McDonald’s Hopes Mobile App Can Super-Size Your Spending By Tracking What You Buy Image courtesy of JeepersMedia
McDonald’s is looking for ways to reverse its decline in customer traffic and appeal to younger consumers so it can stay relevant. While fresh beef and functioning ice cream machines are important parts of the fast food giant’s future plans, even more important will be a mobile ordering app that will let it collect data on customers and offer them carefully tailored deals and upsells.
McDonald’s is already behind its quick-serve peers in offering mobile ordering and app-based loyalty programs, and plans to have ordering by app rolled out nationwide by the end of this year.
The Chicago Tribune explains that McDonald’s has a lot riding on this app. Widespread adoption could mean cutting back on the staff who take orders at the counter and in the drive-thru.

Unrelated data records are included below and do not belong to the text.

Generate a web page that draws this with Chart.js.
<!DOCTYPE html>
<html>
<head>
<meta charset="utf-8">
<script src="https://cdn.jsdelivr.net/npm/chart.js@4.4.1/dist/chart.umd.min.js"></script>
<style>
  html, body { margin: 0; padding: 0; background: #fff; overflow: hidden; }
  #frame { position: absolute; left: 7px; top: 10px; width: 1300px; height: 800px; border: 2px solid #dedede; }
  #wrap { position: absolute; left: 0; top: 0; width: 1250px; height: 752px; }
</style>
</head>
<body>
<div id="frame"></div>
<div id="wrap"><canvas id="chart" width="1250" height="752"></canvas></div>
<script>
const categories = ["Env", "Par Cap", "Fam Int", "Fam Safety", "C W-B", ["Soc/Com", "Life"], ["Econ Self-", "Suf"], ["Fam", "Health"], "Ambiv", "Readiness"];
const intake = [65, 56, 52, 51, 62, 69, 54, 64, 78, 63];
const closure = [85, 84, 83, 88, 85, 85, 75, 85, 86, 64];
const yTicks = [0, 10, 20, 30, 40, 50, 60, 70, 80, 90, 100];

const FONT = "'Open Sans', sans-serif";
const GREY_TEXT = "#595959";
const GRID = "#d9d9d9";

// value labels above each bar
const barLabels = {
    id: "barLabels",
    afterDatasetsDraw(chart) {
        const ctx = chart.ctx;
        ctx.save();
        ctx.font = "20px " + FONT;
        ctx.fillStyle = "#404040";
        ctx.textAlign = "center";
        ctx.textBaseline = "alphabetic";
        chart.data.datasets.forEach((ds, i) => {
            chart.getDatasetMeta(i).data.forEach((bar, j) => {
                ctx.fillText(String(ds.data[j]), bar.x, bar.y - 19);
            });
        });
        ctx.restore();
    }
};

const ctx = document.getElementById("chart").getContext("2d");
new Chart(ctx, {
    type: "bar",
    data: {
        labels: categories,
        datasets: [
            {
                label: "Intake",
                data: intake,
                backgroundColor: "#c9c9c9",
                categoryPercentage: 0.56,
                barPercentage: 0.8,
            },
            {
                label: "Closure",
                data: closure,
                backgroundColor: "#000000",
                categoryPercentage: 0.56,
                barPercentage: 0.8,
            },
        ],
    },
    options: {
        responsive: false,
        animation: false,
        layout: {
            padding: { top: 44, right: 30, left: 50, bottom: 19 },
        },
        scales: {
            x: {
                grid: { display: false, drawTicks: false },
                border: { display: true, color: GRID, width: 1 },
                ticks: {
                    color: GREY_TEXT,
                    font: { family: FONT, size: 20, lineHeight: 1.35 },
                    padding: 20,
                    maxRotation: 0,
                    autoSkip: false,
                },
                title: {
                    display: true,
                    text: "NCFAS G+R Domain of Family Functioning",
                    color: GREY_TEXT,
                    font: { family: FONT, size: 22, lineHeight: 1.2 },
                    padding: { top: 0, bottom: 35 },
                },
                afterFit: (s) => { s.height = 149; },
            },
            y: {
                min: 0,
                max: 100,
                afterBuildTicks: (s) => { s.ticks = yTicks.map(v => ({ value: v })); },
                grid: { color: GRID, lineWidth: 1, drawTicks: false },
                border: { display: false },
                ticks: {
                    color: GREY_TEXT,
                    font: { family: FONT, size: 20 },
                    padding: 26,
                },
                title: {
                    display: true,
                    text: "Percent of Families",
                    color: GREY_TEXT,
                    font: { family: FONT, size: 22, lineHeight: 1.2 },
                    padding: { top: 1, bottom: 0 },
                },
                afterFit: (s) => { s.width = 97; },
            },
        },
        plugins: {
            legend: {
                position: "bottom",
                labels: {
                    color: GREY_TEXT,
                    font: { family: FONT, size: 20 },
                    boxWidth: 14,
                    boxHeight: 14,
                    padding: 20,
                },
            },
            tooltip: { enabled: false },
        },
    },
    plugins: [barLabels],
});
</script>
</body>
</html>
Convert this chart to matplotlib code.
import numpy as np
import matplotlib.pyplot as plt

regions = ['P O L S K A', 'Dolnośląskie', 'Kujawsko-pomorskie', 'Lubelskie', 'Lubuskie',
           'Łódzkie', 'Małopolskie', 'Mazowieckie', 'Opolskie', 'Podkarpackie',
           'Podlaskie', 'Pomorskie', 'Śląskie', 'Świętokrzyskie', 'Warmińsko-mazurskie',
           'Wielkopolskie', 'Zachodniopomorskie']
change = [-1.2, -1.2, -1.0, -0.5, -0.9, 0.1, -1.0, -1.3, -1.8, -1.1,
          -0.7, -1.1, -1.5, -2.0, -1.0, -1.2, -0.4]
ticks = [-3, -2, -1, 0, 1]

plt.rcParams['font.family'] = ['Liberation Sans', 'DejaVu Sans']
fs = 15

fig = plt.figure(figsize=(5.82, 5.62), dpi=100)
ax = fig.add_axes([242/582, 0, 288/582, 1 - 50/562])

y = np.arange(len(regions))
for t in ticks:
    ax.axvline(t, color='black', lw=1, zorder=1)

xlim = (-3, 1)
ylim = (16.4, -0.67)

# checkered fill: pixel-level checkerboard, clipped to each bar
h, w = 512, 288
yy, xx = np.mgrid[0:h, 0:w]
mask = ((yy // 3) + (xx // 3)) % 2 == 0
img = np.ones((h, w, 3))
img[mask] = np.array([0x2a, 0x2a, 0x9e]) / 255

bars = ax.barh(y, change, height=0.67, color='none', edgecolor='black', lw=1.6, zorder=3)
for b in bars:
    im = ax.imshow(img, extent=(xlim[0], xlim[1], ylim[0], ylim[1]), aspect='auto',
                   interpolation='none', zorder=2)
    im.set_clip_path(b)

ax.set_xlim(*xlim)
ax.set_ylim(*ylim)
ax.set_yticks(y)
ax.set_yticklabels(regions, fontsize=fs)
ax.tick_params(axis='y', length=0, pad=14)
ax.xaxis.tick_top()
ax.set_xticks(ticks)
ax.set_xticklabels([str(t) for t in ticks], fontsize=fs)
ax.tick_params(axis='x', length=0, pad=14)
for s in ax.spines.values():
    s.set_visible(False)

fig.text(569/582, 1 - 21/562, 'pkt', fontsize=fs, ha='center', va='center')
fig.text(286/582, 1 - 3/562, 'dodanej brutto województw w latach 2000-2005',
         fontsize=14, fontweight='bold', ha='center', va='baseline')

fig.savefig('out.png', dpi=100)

More importantly, it means being able to push coupons to customers and make customized recommendations.
If it creeps you out that McDonald’s is depending on analyzing your every order for its future success, you can still place an order with a human being and pay with cash. However, the chain will probably tempt you into downloading and trying the app with an irresistable deal.
Younger customers are more comfortable with giving their information away, and people in the loyalty program industry have found that most people ultimately don’t care as much about having their habits analyzed they claim.
“[Consumers] say they don’t want to give everything away, but they’re on Facebook, they’re on Google,” an executive with a marketing firm that doesn’t currently work with McDonald’s told the Tribune.
In international markets where the app is already running, it’s used to make money-making recommendations, like adding a milkshake to a customer’s weekly Big Mac order. The sneaky part is that the next time that customer returns for her regular order, she can just re-order the last meal she had, and it will automatically include that milkshake upsell. Customers usually just place the same order again, which is probably why the chain has high hopes for the app in its biggest market.